The New Agenda  (New Agenda series, 2)
Simone Pond, 2014
Ktown Waters Publishing
224 pp.
ISBN-13: 9780692208205



Summary
What would you do if your father was the man responsible for the end of civilization?

Book two of the New Agenda series continues following Ava's journey as searches inside the mainframe to find Chief Morray. For certain, society was disintegrating: humans were self-destructive and wildly uncontrolled.

But young William Morray had hoped, as an idealistic teenager, that his father’s acclaimed Repatterning Program—a precursor to the brilliant New Agenda—could manage the upheaval and get society back on track. They said it was for the greater good: out of chaos comes order and from the ashes the phoenix will rise. They said the Repatterning was a positive event, but like most advertising, it was a lie.

William’s wish had always been to work with his father and win his approval. However, when he is sent away to a remote underground safety shelter in Denver, William is awakened to the grisly truth that the Repatterning is a mass genocide. And worse: his father, the New Agenda leader, is the spearhead of this horrifying plan to eradicate all cities, homes and people outside of the Elite citizenship. William decides to team up with an underground rebel alliance to end the Repatterning and save what’s left of civilization. (From the publisher.)

This is the second book in The New Agenda Series. The first is The City Center (2013). Mainframe, the third, is due out in 2015.


Author Bio
Birth—August 21, 1970
Raised—Kensington, Maryland
Education—B.A., University of Maryland
Awards—Gold Medal Readers’ Favorite
Currently—lives in Los Angeles, CA


Simone Pond is an award-winning author of a dystopian fiction series, which includes The City Center, The New Agenda, and The Mainframe.

She grew up in Kensington, Maryland—a small town just outside of Washington D.C. As a young girl, she loved writing in her journal and making up stories, but after reading S.E. Hinton's The Outsiders, everything changed. Amazed that a woman could write so convincingly from a teenage boy's perspective, Pond became determined to become a writer as well.

Pond currently lives in Los Angeles with her husband and their Boston Terrier. (From the author.)

Visit the author's website.


Discussion Questions
1. Do you like the way The New Agenda goes back in time to when William Morray was a teenager? How did you feel about seeing the story through his eyes?

2. Do you feel any sympathy toward William or come out of the book with a better understanding about why he turned out the way he did?

3. Why do you think William wanted to win his father’s approval so badly? And do you think he ever overcame his feelings of inadequacy?

4. What were your feelings toward Dru in the beginning of the story? And how did they change by the end of the story?

5. Do you think Sarah did the right thing? What would you have done if you were in her situation?

6. What do you think about the elites and do you feel that this pertains only to the fictional world? Do you see elitism happening in the world today? Have you been affected by it?
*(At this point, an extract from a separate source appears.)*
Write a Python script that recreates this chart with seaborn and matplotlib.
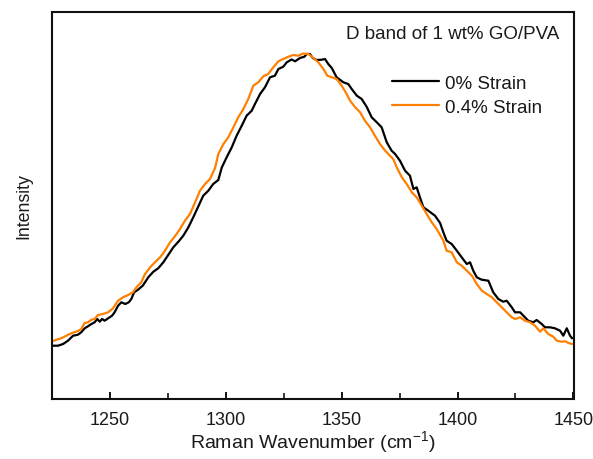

7. Ava played more of a backseat role in this story. How did you feel about that?

8. William goes through a series of transformations. What were some of the bigger ones you noticed?

9. What are your thoughts on the budding relationship between John Dickson and Morray?

10. Although this type of upload technology doesn’t exist in our world today, do you think it’s something that is possible in the future?

11. Transhumanism is the development of technologies to enhance human intellectual, physical, and psychological capacities. Where do you stand on this topic? Do you think there could be potential danger?

12. Who would you like to see play what part if a movie or television series were to be made?